— Given data —
---------------

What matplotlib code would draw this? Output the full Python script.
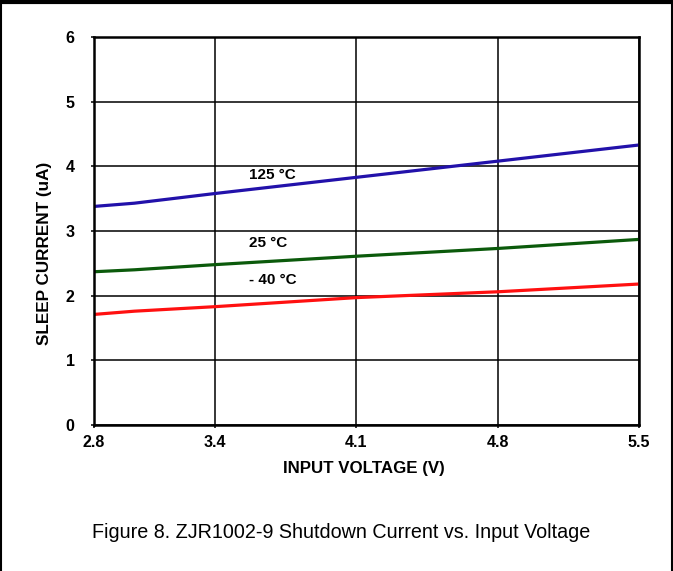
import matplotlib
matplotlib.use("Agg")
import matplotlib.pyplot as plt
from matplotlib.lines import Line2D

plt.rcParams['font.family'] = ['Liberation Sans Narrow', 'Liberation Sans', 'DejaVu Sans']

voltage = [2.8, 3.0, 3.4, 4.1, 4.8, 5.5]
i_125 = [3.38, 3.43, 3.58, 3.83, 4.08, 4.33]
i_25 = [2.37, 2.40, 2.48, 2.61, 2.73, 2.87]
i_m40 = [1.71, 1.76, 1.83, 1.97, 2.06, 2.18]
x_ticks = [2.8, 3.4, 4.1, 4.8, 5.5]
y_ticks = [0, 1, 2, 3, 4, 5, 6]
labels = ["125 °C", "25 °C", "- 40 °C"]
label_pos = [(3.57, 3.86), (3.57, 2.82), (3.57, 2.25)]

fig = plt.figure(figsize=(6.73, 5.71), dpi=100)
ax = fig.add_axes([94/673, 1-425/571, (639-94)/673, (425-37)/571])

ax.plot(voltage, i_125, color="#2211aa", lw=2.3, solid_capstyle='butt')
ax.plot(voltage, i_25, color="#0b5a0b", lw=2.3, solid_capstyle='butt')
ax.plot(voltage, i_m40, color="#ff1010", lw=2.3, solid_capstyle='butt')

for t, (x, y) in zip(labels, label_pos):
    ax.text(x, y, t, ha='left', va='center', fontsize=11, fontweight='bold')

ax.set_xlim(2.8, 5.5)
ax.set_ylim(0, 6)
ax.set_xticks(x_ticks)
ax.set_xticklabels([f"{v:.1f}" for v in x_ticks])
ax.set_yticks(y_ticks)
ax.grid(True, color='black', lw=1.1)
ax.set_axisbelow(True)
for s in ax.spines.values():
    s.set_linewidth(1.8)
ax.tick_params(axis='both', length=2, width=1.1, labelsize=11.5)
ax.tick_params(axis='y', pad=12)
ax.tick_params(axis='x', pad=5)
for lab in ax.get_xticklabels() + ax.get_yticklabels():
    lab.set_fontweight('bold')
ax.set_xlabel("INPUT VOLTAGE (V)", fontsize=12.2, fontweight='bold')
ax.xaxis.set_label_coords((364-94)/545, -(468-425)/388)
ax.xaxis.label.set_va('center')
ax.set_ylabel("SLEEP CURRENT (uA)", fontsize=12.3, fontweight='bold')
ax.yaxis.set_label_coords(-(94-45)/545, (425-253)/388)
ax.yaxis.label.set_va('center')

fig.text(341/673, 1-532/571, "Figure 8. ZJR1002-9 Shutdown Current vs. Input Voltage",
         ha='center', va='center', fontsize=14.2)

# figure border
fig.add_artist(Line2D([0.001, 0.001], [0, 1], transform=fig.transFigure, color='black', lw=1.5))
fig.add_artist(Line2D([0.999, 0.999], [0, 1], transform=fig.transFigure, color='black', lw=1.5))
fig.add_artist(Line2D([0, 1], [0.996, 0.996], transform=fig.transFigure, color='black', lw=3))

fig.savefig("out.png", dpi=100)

---------------

— Request —
Could the lines from the top of the material through the line with "va='center', fontsize=11, fontweight='bold')" be repeated exactly, pictures left out?

— Result below —
What matplotlib code would draw this? Output the full Python script.
import matplotlib
matplotlib.use("Agg")
import matplotlib.pyplot as plt
from matplotlib.lines import Line2D

plt.rcParams['font.family'] = ['Liberation Sans Narrow', 'Liberation Sans', 'DejaVu Sans']

voltage = [2.8, 3.0, 3.4, 4.1, 4.8, 5.5]
i_125 = [3.38, 3.43, 3.58, 3.83, 4.08, 4.33]
i_25 = [2.37, 2.40, 2.48, 2.61, 2.73, 2.87]
i_m40 = [1.71, 1.76, 1.83, 1.97, 2.06, 2.18]
x_ticks = [2.8, 3.4, 4.1, 4.8, 5.5]
y_ticks = [0, 1, 2, 3, 4, 5, 6]
labels = ["125 °C", "25 °C", "- 40 °C"]
label_pos = [(3.57, 3.86), (3.57, 2.82), (3.57, 2.25)]

fig = plt.figure(figsize=(6.73, 5.71), dpi=100)
ax = fig.add_axes([94/673, 1-425/571, (639-94)/673, (425-37)/571])

ax.plot(voltage, i_125, color="#2211aa", lw=2.3, solid_capstyle='butt')
ax.plot(voltage, i_25, color="#0b5a0b", lw=2.3, solid_capstyle='butt')
ax.plot(voltage, i_m40, color="#ff1010", lw=2.3, solid_capstyle='butt')

for t, (x, y) in zip(labels, label_pos):
    ax.text(x, y, t, ha='left', va='center', fontsize=11, fontweight='bold')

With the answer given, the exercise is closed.